What to do:
Print the entries below exactly as they appear, from the first line up to and including the line with "76, left: 100". Do not print any pictures.

Source data
--------------------------------------------------

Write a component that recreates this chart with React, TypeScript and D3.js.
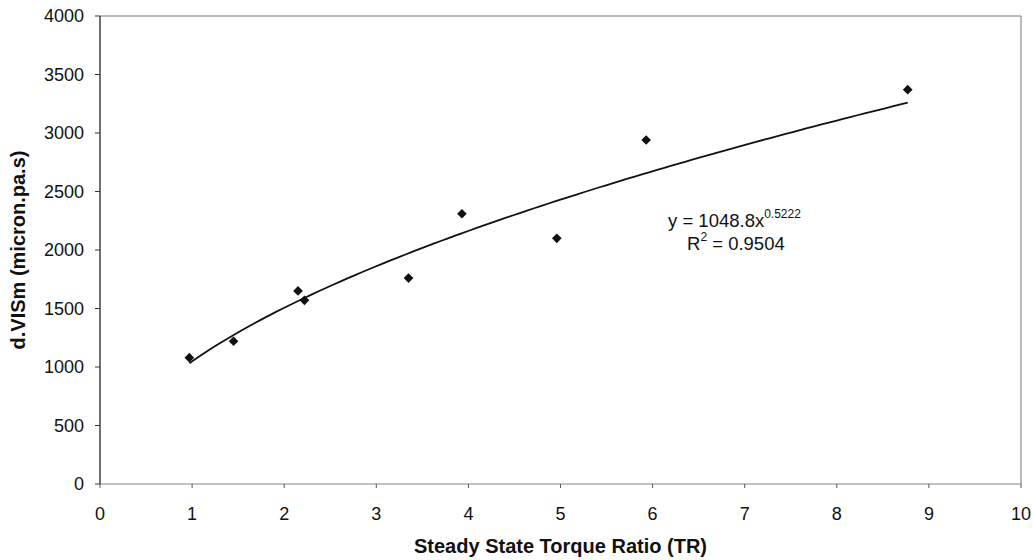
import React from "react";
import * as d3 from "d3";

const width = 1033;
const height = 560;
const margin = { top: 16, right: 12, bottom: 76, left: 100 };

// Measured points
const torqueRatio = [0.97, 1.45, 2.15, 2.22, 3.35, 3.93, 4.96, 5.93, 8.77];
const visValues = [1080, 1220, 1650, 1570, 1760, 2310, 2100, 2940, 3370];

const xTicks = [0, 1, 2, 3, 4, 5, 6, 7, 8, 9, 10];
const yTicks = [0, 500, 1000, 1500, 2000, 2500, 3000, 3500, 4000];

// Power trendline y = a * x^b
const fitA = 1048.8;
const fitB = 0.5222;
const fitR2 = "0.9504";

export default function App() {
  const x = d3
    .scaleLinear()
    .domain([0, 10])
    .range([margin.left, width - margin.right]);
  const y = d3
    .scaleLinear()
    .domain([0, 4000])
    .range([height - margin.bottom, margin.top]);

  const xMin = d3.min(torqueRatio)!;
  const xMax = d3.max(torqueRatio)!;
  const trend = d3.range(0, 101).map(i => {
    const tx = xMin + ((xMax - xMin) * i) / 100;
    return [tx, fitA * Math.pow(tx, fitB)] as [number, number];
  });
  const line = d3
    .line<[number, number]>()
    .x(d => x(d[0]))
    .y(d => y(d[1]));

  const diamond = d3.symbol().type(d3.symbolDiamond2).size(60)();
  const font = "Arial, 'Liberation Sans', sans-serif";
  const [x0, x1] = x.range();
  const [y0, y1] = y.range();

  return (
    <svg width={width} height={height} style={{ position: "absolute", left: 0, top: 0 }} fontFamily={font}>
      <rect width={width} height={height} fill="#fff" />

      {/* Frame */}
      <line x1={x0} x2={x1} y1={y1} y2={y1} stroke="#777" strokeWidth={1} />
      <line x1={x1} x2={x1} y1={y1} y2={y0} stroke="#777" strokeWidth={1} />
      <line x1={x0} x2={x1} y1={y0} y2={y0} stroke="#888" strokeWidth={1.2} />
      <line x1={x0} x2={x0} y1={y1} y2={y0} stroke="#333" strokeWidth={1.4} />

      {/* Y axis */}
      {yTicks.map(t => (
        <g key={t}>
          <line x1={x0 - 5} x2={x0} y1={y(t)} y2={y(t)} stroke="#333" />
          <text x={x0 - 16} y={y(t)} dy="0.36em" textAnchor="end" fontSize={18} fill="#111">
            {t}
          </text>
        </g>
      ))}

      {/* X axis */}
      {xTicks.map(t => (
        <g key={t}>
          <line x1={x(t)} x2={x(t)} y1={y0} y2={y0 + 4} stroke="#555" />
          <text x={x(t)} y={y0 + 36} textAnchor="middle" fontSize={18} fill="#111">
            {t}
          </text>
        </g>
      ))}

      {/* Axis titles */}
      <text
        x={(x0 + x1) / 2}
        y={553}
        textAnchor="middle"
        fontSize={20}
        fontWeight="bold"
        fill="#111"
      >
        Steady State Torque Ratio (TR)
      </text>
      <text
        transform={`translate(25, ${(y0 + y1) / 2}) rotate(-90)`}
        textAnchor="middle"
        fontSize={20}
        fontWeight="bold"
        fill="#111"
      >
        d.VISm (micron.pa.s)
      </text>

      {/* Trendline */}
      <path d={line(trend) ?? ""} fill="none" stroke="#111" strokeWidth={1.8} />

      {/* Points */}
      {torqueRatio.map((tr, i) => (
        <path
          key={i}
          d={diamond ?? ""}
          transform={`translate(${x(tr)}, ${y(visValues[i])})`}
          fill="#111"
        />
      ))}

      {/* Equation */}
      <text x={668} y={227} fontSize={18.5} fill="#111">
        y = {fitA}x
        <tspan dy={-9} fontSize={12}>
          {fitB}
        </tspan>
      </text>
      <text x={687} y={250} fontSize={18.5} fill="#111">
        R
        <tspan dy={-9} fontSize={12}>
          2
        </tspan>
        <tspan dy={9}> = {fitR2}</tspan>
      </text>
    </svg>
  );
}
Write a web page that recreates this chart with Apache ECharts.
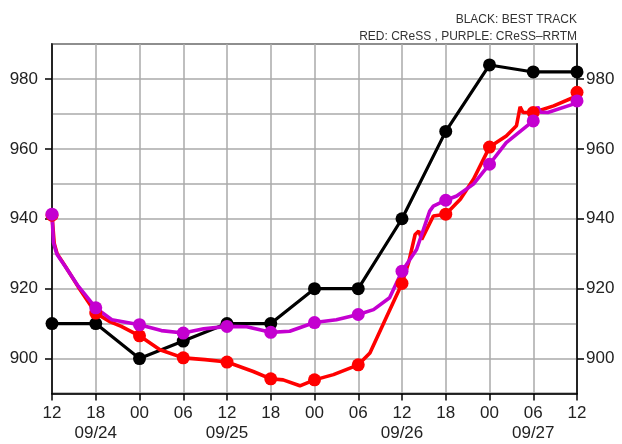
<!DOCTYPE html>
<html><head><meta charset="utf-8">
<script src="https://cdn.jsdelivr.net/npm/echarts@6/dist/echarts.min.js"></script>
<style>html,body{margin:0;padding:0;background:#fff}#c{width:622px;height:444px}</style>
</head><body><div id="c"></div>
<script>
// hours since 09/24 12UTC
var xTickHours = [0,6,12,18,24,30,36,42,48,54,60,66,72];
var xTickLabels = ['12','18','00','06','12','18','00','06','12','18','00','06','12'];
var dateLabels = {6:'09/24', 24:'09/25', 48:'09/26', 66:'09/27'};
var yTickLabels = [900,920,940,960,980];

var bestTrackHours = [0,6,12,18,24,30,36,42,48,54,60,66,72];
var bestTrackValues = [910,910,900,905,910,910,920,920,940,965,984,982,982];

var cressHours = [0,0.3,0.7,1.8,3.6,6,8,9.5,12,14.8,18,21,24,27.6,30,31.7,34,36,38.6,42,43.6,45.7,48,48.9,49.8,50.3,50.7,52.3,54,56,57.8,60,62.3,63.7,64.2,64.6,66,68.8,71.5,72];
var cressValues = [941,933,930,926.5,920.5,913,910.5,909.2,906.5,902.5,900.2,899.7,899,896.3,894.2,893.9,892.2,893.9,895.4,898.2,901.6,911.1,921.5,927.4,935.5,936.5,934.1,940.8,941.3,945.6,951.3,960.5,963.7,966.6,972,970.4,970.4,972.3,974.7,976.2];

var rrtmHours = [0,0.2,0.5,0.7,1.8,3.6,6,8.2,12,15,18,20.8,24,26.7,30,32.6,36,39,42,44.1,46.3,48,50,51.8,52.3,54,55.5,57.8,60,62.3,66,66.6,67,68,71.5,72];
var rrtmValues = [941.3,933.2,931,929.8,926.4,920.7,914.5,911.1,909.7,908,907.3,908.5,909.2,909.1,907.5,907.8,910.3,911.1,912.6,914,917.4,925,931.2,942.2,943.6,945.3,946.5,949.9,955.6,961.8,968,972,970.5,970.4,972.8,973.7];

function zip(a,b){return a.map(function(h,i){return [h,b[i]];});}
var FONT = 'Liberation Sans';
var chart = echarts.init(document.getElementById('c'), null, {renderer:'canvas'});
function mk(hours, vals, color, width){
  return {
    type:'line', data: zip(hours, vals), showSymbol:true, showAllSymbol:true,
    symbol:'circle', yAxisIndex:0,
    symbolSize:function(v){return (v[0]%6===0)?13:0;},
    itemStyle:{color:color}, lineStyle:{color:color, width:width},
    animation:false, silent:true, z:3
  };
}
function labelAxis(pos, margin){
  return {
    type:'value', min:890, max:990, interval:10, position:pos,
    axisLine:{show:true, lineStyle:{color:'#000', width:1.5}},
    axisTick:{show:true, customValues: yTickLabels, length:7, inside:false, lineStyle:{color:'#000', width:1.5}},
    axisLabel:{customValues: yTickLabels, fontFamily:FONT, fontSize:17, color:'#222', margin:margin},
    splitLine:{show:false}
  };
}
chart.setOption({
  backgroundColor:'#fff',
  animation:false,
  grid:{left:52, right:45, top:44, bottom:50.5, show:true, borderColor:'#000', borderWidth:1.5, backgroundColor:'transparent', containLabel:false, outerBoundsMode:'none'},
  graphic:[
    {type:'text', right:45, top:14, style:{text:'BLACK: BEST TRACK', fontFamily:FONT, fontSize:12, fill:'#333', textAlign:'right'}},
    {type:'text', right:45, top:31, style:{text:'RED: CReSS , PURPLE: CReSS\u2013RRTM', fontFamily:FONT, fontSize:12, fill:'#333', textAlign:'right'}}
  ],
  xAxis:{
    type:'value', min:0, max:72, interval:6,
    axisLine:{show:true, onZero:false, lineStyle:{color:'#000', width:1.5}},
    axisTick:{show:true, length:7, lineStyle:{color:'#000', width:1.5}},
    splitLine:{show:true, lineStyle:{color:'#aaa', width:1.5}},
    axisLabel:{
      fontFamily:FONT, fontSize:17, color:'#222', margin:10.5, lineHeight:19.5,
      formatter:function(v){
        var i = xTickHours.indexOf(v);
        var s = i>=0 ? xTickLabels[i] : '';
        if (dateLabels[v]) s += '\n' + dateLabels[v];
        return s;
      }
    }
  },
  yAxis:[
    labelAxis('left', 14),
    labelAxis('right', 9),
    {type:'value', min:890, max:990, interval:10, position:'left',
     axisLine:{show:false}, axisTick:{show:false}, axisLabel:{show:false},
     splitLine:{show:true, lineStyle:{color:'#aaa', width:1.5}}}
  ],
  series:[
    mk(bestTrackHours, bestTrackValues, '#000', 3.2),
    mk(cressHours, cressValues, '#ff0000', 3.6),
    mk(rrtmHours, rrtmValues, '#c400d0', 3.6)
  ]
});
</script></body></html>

--------------------------------------------------

Result:
Write a component that recreates this chart with React, TypeScript and D3.js.
import React from "react";
import * as d3 from "d3";

const width = 1033;
const height = 560;
const margin = { top: 16, right: 12, bottom: 76, left: 100 };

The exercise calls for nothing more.